# [Task]
Print, word for word, the opening line of the data below and every line after it through the line that contains "from matplotlib.colors import Normalize", but not the pictures.

# [Data segment]

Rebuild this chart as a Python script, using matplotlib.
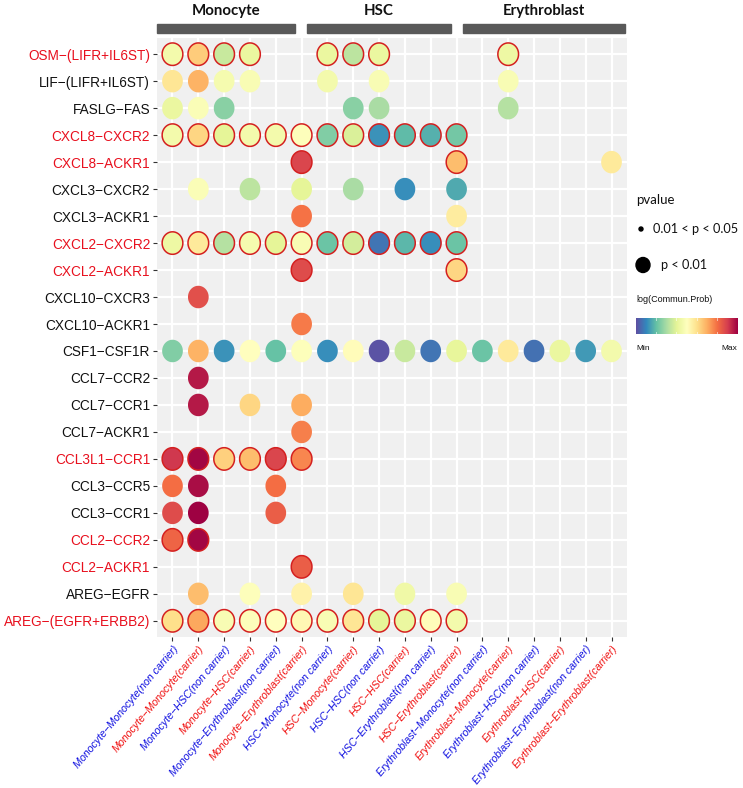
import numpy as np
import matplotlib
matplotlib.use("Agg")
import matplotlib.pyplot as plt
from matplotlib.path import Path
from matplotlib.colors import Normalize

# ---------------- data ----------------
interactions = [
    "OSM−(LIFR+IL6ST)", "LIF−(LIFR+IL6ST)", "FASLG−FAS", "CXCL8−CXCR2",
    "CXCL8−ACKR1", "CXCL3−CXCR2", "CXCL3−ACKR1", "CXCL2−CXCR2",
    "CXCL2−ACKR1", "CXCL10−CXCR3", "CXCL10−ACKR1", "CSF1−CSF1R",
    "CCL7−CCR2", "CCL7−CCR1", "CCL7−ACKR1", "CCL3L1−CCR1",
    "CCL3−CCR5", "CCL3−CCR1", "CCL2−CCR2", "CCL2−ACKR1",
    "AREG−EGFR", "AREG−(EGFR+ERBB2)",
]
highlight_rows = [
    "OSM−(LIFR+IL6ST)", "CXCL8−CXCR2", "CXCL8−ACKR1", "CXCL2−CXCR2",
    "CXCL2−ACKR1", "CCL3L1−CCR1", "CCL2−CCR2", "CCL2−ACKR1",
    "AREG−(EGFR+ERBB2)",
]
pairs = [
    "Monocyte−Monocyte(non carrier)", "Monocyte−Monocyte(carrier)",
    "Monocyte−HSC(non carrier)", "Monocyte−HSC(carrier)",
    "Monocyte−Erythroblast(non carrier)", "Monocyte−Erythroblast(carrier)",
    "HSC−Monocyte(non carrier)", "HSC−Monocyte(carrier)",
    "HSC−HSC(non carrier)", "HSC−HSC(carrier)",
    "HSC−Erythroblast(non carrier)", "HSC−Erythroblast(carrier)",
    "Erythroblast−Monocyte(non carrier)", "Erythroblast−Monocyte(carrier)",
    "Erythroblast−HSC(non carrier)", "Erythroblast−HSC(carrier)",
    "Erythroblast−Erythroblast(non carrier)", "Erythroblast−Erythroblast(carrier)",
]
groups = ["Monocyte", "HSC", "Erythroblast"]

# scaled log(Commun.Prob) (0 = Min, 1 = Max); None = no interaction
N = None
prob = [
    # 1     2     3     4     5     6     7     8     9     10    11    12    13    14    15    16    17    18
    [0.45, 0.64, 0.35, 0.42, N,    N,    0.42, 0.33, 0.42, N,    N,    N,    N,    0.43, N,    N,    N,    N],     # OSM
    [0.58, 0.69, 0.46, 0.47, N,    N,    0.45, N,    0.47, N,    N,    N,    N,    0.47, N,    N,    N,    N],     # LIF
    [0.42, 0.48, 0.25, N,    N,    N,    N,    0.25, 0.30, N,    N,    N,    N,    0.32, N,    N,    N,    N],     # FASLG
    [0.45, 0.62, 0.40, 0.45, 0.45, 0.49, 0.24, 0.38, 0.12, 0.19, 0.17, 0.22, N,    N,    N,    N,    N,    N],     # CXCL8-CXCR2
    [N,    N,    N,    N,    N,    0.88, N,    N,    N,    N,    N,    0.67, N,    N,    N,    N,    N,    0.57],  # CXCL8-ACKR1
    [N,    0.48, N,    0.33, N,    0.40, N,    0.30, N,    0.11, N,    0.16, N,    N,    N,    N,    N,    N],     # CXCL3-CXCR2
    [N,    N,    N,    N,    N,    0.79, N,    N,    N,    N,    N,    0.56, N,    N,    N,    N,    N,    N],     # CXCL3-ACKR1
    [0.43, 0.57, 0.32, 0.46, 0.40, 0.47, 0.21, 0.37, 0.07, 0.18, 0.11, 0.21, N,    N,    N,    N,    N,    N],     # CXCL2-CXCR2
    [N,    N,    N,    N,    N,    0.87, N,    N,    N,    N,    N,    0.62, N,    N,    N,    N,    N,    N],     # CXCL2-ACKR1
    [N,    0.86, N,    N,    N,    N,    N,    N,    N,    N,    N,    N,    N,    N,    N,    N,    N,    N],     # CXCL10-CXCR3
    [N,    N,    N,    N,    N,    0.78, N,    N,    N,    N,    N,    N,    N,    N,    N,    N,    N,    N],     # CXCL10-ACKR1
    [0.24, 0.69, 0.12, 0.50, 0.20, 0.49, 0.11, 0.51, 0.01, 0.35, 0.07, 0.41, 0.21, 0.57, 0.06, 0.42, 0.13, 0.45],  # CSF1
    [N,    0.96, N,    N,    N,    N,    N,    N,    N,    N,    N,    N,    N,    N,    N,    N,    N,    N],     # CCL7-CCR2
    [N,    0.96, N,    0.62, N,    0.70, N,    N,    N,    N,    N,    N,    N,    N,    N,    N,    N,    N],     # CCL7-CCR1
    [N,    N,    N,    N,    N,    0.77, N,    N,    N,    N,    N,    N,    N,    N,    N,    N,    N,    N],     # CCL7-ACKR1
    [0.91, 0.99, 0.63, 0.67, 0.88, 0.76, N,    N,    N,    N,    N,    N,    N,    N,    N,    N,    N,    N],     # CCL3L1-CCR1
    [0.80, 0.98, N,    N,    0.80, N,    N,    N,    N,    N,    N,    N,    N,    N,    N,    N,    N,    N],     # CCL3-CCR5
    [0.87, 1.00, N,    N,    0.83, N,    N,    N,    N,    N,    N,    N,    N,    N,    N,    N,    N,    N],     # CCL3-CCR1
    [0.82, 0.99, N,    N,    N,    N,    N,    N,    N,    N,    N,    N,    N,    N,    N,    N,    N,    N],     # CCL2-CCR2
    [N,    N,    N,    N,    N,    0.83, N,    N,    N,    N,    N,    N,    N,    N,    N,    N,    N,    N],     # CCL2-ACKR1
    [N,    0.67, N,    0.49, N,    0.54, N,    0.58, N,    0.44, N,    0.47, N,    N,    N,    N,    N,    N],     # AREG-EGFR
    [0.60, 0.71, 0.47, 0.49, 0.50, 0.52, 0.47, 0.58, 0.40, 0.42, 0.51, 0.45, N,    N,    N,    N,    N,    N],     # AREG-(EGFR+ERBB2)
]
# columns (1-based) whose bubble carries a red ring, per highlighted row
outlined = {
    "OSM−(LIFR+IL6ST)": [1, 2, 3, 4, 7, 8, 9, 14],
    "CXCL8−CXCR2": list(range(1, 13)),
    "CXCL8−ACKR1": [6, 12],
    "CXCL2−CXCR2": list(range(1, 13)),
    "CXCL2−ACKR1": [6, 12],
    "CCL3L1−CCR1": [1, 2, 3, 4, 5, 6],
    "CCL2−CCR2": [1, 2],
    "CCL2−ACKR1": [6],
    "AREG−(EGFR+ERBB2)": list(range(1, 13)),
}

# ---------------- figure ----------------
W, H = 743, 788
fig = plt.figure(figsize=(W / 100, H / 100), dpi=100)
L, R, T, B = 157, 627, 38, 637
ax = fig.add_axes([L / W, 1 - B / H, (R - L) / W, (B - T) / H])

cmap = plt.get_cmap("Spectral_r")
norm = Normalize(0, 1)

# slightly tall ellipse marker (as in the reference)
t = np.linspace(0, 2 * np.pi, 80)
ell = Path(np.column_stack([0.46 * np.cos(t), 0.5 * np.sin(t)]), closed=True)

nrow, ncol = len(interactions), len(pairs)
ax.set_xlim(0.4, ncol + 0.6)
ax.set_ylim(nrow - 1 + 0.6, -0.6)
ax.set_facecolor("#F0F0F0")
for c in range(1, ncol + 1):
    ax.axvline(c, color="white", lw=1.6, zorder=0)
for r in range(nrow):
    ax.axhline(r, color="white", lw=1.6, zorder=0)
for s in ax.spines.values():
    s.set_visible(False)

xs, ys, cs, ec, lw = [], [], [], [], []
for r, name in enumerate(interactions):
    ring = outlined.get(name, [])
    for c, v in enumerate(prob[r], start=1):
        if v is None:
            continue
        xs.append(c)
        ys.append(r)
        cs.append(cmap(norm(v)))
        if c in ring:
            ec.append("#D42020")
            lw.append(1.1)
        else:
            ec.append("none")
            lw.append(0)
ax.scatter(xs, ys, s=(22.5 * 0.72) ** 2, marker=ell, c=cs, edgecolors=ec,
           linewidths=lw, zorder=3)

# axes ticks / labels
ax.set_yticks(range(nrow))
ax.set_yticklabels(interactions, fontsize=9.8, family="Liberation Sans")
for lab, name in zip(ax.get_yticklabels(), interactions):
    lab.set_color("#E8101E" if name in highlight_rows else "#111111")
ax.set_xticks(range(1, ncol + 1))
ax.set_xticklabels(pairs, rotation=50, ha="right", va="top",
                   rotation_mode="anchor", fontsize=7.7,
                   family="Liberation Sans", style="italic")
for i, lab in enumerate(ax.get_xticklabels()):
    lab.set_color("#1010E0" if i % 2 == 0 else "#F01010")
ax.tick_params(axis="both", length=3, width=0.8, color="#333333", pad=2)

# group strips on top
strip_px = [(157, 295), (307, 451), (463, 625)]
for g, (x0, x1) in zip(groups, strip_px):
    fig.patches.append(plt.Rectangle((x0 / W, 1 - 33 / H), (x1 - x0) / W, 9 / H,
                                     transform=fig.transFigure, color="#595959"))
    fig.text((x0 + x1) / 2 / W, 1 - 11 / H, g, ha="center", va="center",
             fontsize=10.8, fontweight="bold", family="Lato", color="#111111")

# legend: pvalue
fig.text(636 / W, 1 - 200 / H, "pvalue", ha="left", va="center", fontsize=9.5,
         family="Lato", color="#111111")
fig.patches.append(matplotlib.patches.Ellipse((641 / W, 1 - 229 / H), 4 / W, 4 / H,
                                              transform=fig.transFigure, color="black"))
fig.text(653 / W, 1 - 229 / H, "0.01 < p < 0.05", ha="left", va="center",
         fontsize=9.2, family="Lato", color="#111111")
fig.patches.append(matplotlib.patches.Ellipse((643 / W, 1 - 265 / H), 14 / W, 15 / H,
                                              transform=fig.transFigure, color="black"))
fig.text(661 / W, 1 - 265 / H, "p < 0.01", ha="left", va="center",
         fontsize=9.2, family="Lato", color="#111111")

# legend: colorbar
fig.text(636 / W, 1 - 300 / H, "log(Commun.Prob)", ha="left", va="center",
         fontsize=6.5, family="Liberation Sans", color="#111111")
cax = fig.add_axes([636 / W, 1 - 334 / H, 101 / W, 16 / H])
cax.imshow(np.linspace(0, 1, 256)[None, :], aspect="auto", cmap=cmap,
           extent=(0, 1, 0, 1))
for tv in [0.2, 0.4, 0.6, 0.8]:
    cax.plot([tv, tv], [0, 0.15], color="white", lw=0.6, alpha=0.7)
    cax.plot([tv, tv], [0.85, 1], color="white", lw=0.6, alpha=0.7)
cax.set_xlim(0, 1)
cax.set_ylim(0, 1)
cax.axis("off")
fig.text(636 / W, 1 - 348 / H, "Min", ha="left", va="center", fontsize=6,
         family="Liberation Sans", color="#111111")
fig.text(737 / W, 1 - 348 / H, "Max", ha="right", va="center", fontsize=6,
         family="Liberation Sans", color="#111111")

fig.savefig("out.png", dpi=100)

# [Result for this task]
Rebuild this chart as a Python script, using matplotlib.
import numpy as np
import matplotlib
matplotlib.use("Agg")
import matplotlib.pyplot as plt
from matplotlib.path import Path
from matplotlib.colors import Normalize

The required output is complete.